End-to-end coverage is critical
For many data teams, creating a robust, high coverage test suite is extremely laborious and may not be possible or desirable in many instances — especially if several uncovered pipelines already exist. While data testing can work for smaller pipelines, it does not scale well across the modern data stack.
Most modern data environments are incredibly complex, with data flowing from dozens of sources into a data warehouse or lake and then being propagated into BI/ML for end-user consumption or to other operational databases for serving. Along the way from source to consumption, data will go through a good number of transformations, sometimes into the hundreds.
The reality is that data can break at any stage of its life cycle — whether as a result of a change or issue at the source, an adjustment to one of the steps in your pipeline, or a complex interaction between multiple pipelines. To guarantee high data reliability, we must therefore have end-to-end visibility into breakages across the pipeline. At the very least, we must have sufficient observability to be able to troubleshoot and debug issues as data propagates through the system.
Data testing becomes very limited with that in mind for a several reasons, including:
- Your pipelines may leverage several ETL engines and code frameworks along the way, making it very challenging to align on a consistent testing strategy across your organization.
- Strong coupling between transformations and testing introduces unreliability into the system — any intended change to ETL (or, in some cases, unintended failure) will lead to tests not running and issues missed.
- The complexity and sheer number of pipeline stages can make it quite onerous to reach good testing coverage.
And this just scratches the surface of data testing’s limitations when it comes to ensuring full data reliability.
Data testing debt
While we all aspire to have great testing coverage in place, data teams will find that parts of their pipelines are not covered. For many data teams, no coverage will exist at all, as reliability oftentimes takes the backseat to speed in the early days of pipeline development.
At this point, going back and adding testing coverage for existing pipelines may be a huge investment.
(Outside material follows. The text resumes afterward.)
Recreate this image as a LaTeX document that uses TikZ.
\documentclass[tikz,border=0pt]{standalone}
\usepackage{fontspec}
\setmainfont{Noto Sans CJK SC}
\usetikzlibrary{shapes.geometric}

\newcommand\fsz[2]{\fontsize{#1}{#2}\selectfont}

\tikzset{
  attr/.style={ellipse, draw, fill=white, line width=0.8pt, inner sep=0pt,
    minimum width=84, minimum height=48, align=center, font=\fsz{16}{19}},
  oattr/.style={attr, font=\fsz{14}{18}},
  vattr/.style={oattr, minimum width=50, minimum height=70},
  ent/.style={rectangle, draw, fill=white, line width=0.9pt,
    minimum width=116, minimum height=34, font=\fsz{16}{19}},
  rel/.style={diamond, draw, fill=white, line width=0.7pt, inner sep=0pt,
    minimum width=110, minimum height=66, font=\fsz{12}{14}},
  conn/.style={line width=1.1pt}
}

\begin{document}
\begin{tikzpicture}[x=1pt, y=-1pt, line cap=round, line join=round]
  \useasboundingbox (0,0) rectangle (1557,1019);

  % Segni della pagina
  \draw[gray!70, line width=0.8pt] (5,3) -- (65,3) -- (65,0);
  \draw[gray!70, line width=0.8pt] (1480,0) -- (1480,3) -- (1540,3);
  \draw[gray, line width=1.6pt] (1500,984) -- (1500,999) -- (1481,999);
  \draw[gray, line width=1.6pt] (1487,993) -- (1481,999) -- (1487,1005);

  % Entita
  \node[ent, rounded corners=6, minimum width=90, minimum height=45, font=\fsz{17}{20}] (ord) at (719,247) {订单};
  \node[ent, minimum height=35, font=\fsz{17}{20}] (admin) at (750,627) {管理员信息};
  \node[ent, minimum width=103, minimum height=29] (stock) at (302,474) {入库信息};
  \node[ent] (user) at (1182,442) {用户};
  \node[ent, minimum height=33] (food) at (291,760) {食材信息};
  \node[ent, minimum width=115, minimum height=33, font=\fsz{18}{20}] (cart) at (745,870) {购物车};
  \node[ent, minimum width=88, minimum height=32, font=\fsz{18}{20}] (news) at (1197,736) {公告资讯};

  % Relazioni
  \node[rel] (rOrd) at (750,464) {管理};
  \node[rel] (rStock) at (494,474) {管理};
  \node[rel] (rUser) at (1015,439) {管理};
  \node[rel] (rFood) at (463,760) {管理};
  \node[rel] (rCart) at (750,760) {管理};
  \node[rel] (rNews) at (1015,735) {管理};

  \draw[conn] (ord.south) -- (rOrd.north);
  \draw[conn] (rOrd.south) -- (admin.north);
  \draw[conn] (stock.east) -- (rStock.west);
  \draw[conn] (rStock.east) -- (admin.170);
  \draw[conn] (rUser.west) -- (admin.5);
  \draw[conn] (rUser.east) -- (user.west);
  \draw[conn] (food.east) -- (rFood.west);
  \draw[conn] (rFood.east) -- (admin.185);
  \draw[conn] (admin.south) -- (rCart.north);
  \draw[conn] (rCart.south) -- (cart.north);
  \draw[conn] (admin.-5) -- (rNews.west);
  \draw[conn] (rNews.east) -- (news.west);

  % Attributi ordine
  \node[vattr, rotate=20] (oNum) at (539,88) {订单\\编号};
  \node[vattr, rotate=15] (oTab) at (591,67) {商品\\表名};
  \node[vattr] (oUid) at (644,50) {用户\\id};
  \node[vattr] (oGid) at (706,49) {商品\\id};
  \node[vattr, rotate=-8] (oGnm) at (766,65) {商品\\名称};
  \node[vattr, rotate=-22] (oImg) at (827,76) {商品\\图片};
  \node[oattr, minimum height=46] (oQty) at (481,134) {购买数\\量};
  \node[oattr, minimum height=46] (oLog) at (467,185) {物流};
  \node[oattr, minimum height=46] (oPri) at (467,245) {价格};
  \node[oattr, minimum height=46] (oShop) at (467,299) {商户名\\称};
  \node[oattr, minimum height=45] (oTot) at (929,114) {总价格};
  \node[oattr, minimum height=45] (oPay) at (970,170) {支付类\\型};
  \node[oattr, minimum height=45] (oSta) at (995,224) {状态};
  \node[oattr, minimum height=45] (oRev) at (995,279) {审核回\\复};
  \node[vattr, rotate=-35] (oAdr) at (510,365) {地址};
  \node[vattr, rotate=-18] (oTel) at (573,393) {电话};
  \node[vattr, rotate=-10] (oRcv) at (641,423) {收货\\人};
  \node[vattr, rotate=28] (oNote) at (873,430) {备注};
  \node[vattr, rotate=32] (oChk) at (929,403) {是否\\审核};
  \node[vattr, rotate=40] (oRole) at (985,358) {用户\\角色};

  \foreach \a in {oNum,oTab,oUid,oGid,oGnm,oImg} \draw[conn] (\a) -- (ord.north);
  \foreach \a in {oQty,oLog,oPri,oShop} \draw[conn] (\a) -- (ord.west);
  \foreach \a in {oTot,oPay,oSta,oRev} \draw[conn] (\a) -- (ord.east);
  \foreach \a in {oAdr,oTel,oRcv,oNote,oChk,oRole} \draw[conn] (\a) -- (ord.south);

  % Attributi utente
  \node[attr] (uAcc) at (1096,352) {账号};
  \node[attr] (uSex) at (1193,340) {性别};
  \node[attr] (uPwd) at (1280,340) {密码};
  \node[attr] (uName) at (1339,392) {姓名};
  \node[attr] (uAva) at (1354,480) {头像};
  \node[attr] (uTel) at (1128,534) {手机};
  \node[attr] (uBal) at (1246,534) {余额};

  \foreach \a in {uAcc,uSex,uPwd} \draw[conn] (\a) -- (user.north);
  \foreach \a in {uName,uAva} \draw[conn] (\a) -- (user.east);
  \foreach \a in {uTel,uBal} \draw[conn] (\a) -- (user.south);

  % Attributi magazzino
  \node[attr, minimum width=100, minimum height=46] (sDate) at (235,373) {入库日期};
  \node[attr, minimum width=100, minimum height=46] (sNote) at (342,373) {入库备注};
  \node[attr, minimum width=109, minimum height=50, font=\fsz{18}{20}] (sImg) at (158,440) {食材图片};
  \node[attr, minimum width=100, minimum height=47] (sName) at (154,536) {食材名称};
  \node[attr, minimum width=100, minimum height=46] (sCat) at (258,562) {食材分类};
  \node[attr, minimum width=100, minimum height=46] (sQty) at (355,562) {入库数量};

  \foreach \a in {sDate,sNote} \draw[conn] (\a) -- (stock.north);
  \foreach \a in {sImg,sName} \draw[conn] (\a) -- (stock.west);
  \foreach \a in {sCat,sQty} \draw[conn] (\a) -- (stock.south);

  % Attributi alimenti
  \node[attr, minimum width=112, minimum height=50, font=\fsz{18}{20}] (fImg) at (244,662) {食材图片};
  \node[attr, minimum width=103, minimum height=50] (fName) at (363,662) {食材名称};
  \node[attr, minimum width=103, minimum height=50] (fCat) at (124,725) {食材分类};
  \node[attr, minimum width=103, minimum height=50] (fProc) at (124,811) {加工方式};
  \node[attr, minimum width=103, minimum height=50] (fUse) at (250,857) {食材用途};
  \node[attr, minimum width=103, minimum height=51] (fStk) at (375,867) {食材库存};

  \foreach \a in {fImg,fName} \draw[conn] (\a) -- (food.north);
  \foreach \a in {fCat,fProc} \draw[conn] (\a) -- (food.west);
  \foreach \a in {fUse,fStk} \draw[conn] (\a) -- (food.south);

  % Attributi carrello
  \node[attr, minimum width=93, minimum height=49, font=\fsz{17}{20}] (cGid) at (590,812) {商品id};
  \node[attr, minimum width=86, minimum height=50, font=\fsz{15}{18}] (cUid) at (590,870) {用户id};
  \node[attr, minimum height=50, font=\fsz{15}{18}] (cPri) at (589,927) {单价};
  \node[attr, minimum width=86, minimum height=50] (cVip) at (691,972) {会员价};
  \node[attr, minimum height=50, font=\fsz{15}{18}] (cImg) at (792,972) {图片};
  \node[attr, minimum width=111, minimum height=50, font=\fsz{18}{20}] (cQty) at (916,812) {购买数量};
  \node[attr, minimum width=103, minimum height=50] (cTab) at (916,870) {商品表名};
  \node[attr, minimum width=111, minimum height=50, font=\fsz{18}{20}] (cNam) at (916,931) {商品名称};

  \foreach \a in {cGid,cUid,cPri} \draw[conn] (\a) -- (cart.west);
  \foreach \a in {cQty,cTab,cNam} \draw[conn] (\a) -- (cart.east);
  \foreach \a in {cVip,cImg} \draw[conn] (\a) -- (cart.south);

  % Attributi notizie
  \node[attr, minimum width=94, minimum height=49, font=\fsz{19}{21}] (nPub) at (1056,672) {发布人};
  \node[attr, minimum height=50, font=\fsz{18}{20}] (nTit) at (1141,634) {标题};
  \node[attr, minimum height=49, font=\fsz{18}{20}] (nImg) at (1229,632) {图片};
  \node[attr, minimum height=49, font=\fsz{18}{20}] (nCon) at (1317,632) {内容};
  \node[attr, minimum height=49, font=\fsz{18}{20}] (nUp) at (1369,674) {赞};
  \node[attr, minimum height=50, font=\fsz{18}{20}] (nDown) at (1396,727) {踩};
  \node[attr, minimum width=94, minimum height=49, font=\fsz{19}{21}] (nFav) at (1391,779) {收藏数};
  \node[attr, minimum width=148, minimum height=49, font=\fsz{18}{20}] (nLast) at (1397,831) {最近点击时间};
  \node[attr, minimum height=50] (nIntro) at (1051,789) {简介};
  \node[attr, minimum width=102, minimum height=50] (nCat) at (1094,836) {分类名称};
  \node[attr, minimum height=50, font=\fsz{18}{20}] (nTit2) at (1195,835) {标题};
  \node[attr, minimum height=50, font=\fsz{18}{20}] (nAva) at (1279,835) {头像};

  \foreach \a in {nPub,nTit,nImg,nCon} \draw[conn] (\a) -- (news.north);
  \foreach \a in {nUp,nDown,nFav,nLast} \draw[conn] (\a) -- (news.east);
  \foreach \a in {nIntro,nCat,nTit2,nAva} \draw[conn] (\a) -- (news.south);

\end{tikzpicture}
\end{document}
If key knowledge about existing pipelines lies with a few select (and often very early) members of your data team, retroactively addressing your testing debt will, at the very best, divert resources and energy that could have otherwise been spent on projects that move the needle for your team. At the very worst, fixing testing debt will be nearly impossible if many of those early members of your team are no longer with the company and documentation isn’t up to date.
A solid monitoring and observability approach can help mitigate some of the challenges that come with data testing debt. By using an ML-based approach that learns from past data and monitors new incoming data, teams are able to create visibility into existing pipelines with little to no investment and folklore knowledge, as well as reduce the burden on data engineers and analysts to mitigate testing debt as it accrues.
The next step: data monitoring and observability
In 2021, data engineers are at a critical juncture — keep pace with the demands of our growing, ever-evolving data needs or settle for unreliable data. For most, there isn’t a choice.
Just like software, data requires both testing and monitoring to ensure consistent reliability. Modern data teams must think about data as a dynamic, ever-changing entity, and applying a different approach that focuses not just on rigorous testing, but also continual monitoring and observability.
By approaching data reliability with the same diligence as software reliability, data teams can ensure the health of their data at all times and across several key pillars of data health, including volume, schema, freshness, lineage, and distribution — before they affect your business.